▶ **Work to complete**
In the listing below, find every line containing "this" and copy it out.

-------------------------

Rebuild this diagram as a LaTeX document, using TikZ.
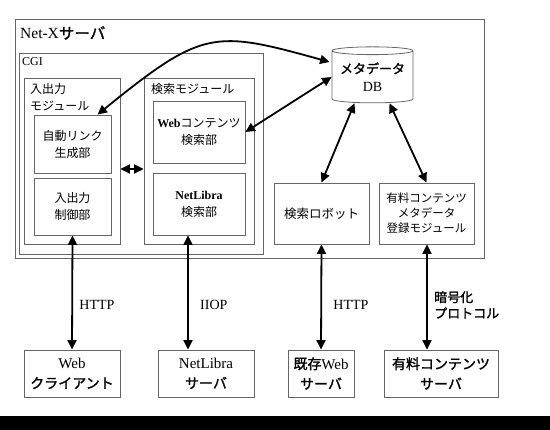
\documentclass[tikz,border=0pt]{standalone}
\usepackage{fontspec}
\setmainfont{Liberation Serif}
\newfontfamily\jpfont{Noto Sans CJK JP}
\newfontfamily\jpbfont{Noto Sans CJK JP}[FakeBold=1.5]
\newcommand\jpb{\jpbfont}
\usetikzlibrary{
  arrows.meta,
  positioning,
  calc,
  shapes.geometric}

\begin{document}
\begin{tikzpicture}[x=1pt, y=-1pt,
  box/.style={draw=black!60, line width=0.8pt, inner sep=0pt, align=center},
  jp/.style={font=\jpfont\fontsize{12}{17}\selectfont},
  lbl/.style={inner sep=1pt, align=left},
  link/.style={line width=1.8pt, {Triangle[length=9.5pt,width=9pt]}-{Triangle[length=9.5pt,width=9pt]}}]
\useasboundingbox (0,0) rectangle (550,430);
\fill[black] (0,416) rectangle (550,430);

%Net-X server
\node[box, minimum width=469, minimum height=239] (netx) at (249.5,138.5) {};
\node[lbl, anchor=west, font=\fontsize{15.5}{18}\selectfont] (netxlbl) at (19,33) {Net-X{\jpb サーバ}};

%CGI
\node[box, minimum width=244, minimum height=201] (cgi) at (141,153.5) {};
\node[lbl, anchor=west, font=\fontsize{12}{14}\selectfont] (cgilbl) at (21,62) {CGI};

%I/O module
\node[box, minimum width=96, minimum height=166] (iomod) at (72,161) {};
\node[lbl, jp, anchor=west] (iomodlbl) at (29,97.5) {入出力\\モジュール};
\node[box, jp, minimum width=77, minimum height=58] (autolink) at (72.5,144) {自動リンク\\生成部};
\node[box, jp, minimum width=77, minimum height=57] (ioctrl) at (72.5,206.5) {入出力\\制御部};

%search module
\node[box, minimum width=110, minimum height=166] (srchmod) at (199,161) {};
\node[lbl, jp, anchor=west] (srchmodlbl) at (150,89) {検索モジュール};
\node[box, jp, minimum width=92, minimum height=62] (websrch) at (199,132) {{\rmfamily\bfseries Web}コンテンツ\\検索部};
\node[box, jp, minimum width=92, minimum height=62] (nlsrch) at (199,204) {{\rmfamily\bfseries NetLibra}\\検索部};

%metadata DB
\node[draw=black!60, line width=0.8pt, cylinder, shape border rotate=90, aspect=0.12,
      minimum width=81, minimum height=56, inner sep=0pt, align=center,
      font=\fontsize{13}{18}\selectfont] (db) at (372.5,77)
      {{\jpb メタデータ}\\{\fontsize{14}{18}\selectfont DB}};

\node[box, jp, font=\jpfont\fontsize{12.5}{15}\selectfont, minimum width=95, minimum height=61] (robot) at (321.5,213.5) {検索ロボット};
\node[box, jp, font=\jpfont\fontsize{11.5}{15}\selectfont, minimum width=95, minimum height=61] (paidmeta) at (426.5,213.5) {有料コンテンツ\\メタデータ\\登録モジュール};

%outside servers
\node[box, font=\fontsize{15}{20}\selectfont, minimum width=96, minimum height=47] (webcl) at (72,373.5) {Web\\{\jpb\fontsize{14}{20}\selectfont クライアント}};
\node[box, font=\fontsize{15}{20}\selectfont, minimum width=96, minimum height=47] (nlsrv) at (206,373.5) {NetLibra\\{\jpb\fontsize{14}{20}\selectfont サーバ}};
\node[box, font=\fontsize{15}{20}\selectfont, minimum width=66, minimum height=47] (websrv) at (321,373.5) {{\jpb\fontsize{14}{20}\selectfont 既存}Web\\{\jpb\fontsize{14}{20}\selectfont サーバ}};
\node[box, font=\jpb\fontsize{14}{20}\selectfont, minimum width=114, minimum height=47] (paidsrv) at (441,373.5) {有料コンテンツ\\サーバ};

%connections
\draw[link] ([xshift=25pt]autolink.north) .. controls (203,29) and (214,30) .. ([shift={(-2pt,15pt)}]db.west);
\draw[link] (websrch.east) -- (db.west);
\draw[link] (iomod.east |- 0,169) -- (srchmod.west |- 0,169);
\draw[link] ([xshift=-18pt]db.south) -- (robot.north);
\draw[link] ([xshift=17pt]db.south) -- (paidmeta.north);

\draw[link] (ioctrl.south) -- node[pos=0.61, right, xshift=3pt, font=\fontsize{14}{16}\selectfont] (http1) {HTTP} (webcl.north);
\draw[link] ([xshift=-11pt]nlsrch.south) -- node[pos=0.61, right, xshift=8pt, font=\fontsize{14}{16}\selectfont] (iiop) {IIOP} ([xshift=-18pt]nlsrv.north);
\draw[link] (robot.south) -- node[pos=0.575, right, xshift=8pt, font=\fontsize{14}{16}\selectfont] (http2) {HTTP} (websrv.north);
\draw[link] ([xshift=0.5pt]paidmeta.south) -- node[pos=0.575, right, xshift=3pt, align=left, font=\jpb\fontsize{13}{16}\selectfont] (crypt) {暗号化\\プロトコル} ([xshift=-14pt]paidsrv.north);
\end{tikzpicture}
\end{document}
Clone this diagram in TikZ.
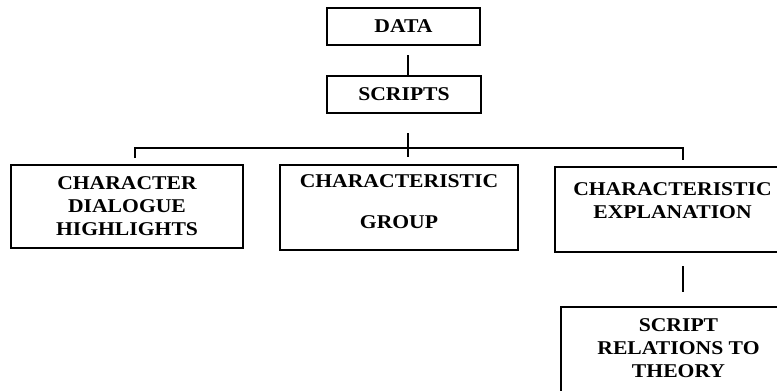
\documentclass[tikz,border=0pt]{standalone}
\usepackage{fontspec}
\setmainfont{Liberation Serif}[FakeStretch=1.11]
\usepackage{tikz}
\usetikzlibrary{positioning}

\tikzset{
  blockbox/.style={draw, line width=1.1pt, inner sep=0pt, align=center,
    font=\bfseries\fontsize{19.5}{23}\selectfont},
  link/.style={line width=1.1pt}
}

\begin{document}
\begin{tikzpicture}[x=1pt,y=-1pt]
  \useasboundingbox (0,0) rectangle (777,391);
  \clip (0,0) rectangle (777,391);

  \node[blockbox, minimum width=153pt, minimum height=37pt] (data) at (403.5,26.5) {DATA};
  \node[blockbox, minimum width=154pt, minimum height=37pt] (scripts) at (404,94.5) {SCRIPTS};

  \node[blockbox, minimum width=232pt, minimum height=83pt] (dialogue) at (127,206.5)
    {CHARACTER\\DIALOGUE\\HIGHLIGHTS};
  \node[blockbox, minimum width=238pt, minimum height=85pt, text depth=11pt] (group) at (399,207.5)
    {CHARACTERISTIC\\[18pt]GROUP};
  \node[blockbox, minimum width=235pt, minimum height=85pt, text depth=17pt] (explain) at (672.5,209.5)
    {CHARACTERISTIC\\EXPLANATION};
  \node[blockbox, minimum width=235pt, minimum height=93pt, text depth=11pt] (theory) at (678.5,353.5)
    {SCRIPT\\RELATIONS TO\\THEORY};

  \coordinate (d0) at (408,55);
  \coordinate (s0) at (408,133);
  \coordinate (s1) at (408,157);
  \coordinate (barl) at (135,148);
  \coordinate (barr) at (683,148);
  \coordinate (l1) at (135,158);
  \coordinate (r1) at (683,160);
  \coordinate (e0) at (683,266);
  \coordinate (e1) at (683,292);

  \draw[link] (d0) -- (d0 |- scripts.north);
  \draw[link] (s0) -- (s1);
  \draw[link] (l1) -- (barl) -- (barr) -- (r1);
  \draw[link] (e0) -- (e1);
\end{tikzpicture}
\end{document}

-------------------------

▶ **Exercise answer**
Rebuild this diagram as a LaTeX document, using TikZ.
Clone this diagram in TikZ.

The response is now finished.